Kilka dni temu mój partner zupełnie nieoczekiwanie oznajmił mi, iż chce zakończyć nasz związek. Byliśmy ze sobą nieco ponad rok, może ktoś powie, że krótko, ale, mimo moich 30 lat, był to mój najpoważniejszy związek jak do tej pory, byłam bardzo zaangażowana emocjonalnie, pierwszy raz w życiu kogoś naprawdę pokochałam i w związku z tym bardzo boleśnie przeżywam rozstanie. Tym bardziej, że nic na to nie wskazywało, nie było między nami kłótni, wydawało mi się, że jest nam ze sobą dobrze? I że jeszcze w weekend byliśmy razem i było super, a zaraz w poniedziałek taki news?
Powiedział, że nie ma w tym żadnej mojej winy, że nie chodzi o mnie, ale o niego. I że nie chodzi też o żadną inną dziewczynę. Powiedział, że on po prostu nie wie, czy chce być w stałym związku. Zapytałam czy nie jest ze mną szczęśliwy ? odpowiedział, że jest ze mną szczęśliwy i że jestem najlepszą dziewczyną, z jaką do tej pory się spotykał, że lubi jak ze mną rozmawiamy, jak chodzimy na spacery, jak jeździmy na wycieczki, jak się kochamy, ale on musi się zastanowić nad sobą, zrozumieć siebie, bo właściwie sam nie wie czego chce. Zapytałam czy mnie nie kocha ? odpowiedział, że kocha, ale tak właściwie to nie wie, czym jest prawdziwa miłość, czy kiedykolwiek kogoś naprawdę kochał i czy właściwie potrafi kochać. Powiedział, że czuje się tak, jakby jedna jego połowa chciała być ze mną, a druga nie.
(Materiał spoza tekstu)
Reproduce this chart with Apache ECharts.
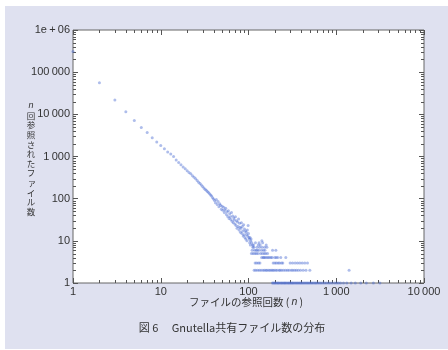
<!DOCTYPE html>
<html>
<head>
<meta charset="utf-8">
<script src="https://cdn.jsdelivr.net/npm/echarts@6/dist/echarts.min.js"></script>
<style>
  html, body { margin: 0; padding: 0; background: #fff; }
  #panel { position: absolute; left: 5px; top: 6px; width: 443px; height: 343px; background: #dfe1f0; }
  #chart { position: absolute; left: 0; top: 0; width: 448px; height: 350px; }
</style>
</head>
<body>
<div id="panel"></div>
<div id="chart"></div>
<script>
// counts for n = 1 .. 102 (one point per n)
const headCounts = [
  310000, 56000, 22000, 11500, 7100, 4900, 3700, 2800, 2200, 1820,
  1520, 1270, 1150, 1000, 830, 720, 640, 560, 510, 460,
  420, 390, 350, 320, 295, 270, 245, 228, 212, 195,
  180, 168, 158, 148, 140, 130, 122, 115, 105, 98,
  90, 80, 96, 73, 86, 64, 76, 70, 56, 66,
  53, 63, 47, 54, 59, 42, 49, 38, 52, 34,
  44, 37, 32, 47, 29, 39, 27, 35, 31, 25,
  37, 23, 30, 20, 28, 22, 33, 18, 26, 21,
  16, 20, 27, 15, 22, 17, 13, 24, 14, 19,
  12, 17, 11, 16, 14, 10, 18, 13, 23, 15,
  12, 11
];

// scattered points above the integer rows
const extraN = [104, 106, 107, 142, 145];
const extraCounts = [12, 10, 11, 10, 9];

// n values whose file count is 1 .. 9
const nWithCount1 = [187, 192, 198, 203, 210, 216, 221, 229, 236, 242, 250, 257, 263, 271, 280, 288, 296, 305, 314, 322,
  333, 344, 355, 366, 378, 390, 402, 415, 430, 445, 460, 476, 492, 510, 528, 548, 570, 590, 612, 640,
  668, 700, 735, 770, 810, 850, 900, 960, 1010, 1060, 1120, 1210, 1320, 1480, 1650, 1900, 2200, 2650, 3140];
const nWithCount2 = [116, 121, 127, 133, 139, 146, 152, 158, 163, 170, 176, 183, 189, 196, 204, 212, 223, 230, 240, 252,
  265, 278, 290, 307, 320, 336, 352, 370, 392, 420, 452, 500, 1400];
const nWithCount3 = [119, 124, 130, 135, 191, 200, 208, 218, 226, 238, 246, 298, 318, 340, 362, 385, 410, 438, 470];
const nWithCount4 = [141, 147, 150, 155, 161, 167, 173, 180, 186, 199, 207, 215, 233, 266];
const nWithCount5 = [108, 113, 118, 123, 128, 137, 144, 151, 157, 165];
const nWithCount6 = [110, 117, 122, 126, 131, 140, 148, 154, 188, 205];
const nWithCount7 = [112, 115, 125, 134, 143, 153, 162];
const nWithCount8 = [105, 111, 114, 129, 136, 159];
const nWithCount9 = [103, 109, 120, 132];

const xTickLabels = ['1', '10', '100', '1\u2009000', '10\u2009000'];
const yTickLabels = ['1', '10', '100', '1\u2009000', '10\u2009000', '100\u2009000', '1e\u2009+\u200906'];
const xMinorTicks = [2, 3, 4, 5, 6, 7, 8, 9, 20, 30, 40, 50, 60, 70, 80, 90,
  200, 300, 400, 500, 600, 700, 800, 900, 2000, 3000, 4000, 5000, 6000, 7000, 8000, 9000];
const yMinorTicks = [2, 3, 4, 5, 6, 7, 8, 9, 20, 30, 40, 50, 60, 70, 80, 90,
  200, 300, 400, 500, 600, 700, 800, 900, 2000, 3000, 4000, 5000, 6000, 7000, 8000, 9000,
  20000, 30000, 40000, 50000, 60000, 70000, 80000, 90000,
  200000, 300000, 400000, 500000, 600000, 700000, 800000, 900000];
const yTitleChars = ['回', '参', '照', 'さ', 'れ', 'た', 'フ', 'ァ', 'イ', 'ル', '数'];

const X_MIN = 1, X_MAX = 10000, Y_MIN = 1, Y_MAX = 1000000;

const points = headCounts.map((c, i) => [i + 1, c]);
extraN.forEach((n, i) => points.push([n, extraCounts[i]]));
[nWithCount1, nWithCount2, nWithCount3, nWithCount4, nWithCount5,
 nWithCount6, nWithCount7, nWithCount8, nWithCount9].forEach((list, i) => {
  list.forEach((n) => points.push([n, i + 1]));
});

const font = '"Liberation Sans", Arial, sans-serif';
const jpFont = '"Noto Sans CJK JP", sans-serif';
const tickColor = '#555';

function minorTick(horizontal) {
  return function (params, api) {
    const v = api.value(horizontal ? 0 : 1);
    const len = 3;
    const style = { stroke: tickColor, lineWidth: 1 };
    if (horizontal) {
      const b = api.coord([v, Y_MIN]);
      const t = api.coord([v, Y_MAX]);
      const x = Math.round(b[0]) + 0.5;
      return { type: 'group', children: [
        { type: 'line', shape: { x1: x, y1: b[1], x2: x, y2: b[1] - len }, style },
        { type: 'line', shape: { x1: x, y1: t[1], x2: x, y2: t[1] + len }, style }
      ] };
    }
    const l = api.coord([X_MIN, v]);
    const r = api.coord([X_MAX, v]);
    const y = Math.round(l[1]) + 0.5;
    return { type: 'group', children: [
      { type: 'line', shape: { x1: l[0], y1: y, x2: l[0] + len, y2: y }, style },
      { type: 'line', shape: { x1: r[0], y1: y, x2: r[0] - len, y2: y }, style }
    ] };
  };
}

const baseAxis = {
  type: 'log',
  logBase: 10,
  splitLine: { show: false },
  axisLine: { show: false },
  axisTick: { show: true, inside: true, length: 5, lineStyle: { color: tickColor } },
  minorTick: { show: false }
};

// vertical y-axis title, one character per element
const yTitle = [{
  type: 'text', x: 31, y: 105, silent: true,
  style: {
    text: 'n', align: 'center', verticalAlign: 'middle',
    fontFamily: font, fontStyle: 'italic', fontSize: 9, fill: '#333'
  }
}];
yTitleChars.forEach((ch, i) => {
  const small = ch === 'ァ';
  yTitle.push({
    type: 'text', x: small ? 32 : 31, y: 115.5 + i * 9.6, silent: true,
    style: {
      text: ch, align: 'center', verticalAlign: 'middle',
      fontFamily: jpFont, fontSize: 8.5, fill: '#333'
    }
  });
});

const chart = echarts.init(document.getElementById('chart'));
chart.setOption({
  backgroundColor: 'transparent',
  animation: false,
  grid: {
    left: 73, right: 24, top: 30, bottom: 67,
    show: true, backgroundColor: '#fff', borderColor: '#666', borderWidth: 1
  },
  xAxis: [
    {
      ...baseAxis, min: X_MIN, max: X_MAX, position: 'bottom',
      axisLabel: {
        color: '#333', fontFamily: font, fontSize: 11, margin: 3,
        formatter: (v) => xTickLabels[Math.round(Math.log10(v))]
      }
    },
    { ...baseAxis, min: X_MIN, max: X_MAX, position: 'top', axisLabel: { show: false } }
  ],
  yAxis: [
    {
      ...baseAxis, min: Y_MIN, max: Y_MAX, position: 'left',
      axisLabel: {
        color: '#333', fontFamily: font, fontSize: 11, margin: 3,
        formatter: (v) => yTickLabels[Math.round(Math.log10(v))]
      }
    },
    { ...baseAxis, min: Y_MIN, max: Y_MAX, position: 'right', axisLabel: { show: false } }
  ],
  series: [
    {
      type: 'custom', xAxisIndex: 0, yAxisIndex: 0, clip: false, silent: true,
      renderItem: minorTick(true), data: xMinorTicks.map((v) => [v, Y_MIN])
    },
    {
      type: 'custom', xAxisIndex: 0, yAxisIndex: 0, clip: false, silent: true,
      renderItem: minorTick(false), data: yMinorTicks.map((v) => [X_MIN, v])
    },
    {
      type: 'scatter', xAxisIndex: 0, yAxisIndex: 0, clip: false,
      symbol: 'circle', symbolSize: 3,
      itemStyle: { color: 'rgba(70, 105, 210, 0.55)' },
      data: points
    }
  ],
  graphic: yTitle.concat([
    {
      type: 'text', x: 246, y: 302, silent: true,
      style: {
        text: 'ファイルの参照回数 (\u2009{i|n}\u2009)',
        align: 'center', verticalAlign: 'middle',
        fontFamily: jpFont, fontSize: 10.5, fill: '#333',
        rich: { i: { fontStyle: 'italic', fontFamily: font, fontSize: 10.5 } }
      }
    },
    {
      type: 'text', x: 232, y: 328, silent: true,
      style: {
        text: '図 6\u3000 Gnutella共有ファイル数の分布',
        align: 'center', verticalAlign: 'middle',
        fontFamily: jpFont, fontSize: 11, fill: '#333'
      }
    }
  ])
});
</script>
</body>
</html>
I że chce się zająć sobą, swoimi sprawami, że chce być wolny. Zapytałam czym jest dla niego wolność i co się w jego życiu zmieni na lepsze, gdy nie będziemy już razem ? właściwie nie potrafił odpowiedzieć. Płakałam, mówiąc, że nie zauważyłam, iż między nami coś się popsuło ? a on, że nic się nie popsuło między nami, tylko on ma po prostu takie silne poczucie, że chce zakończyć ten związek i kontynuowanie go byłoby udawaniem z jego strony, a ponieważ jestem dla niego bardzo ważna, on nie chce mnie okłamywać i udawać. I oczywiście pojawiło się też standardowe: ?Zostańmy przyjaciółmi.?
Cierpię strasznie ? szok, niedowierzanie, potworny smutek, żal, poczucie beznadziei, ogromny, niemal fizyczny ból, bezradność, utrata poczucia sensu życia. I w kółko uderzające w myślach pytanie: Dlaczego? Sądzę, że było by mi łatwiej się z tym pogodzić, gdyby w naszym związku były problemy, kłótnie, pretensje, zaborczość, chora zazdrość, a może obojętność? A było wręcz przeciwnie: wzajemny szacunek, zaufanie, czułość, wzajemne zainteresowanie, a także sporo wolności i przestrzeni dla siebie. Ale wiem, że przecież jakby naprawdę mnie kochał, to by nie odszedł, prawda? Wiem też, że może nie warto się zastanawiać dlaczego ten związek się rozpadł, bo to przecież i tak nic nie zmieni. Ale jak się z tym pogodzić i nie zwariować? Jak przestać kochać? Jak przestać myśleć? Jak to pojąć, że ukochany człowiek tak bardzo zranił? Jak zrozumieć, że nie żal mu tych pięknych chwil, jakie razem przeżyliśmy? Każdy dzień jest dla mnie męczarnią, wszystko mi się z Nim kojarzy, wszystko mi Go przypomina. Przeraża mnie myśl o każdym kolejnym dniu, brakuje mi sił. Jak żyć dalej, gdy to tak bardzo boli?? Czy to w ogóle możliwe, żeby kiedyś się z tym pogodzić?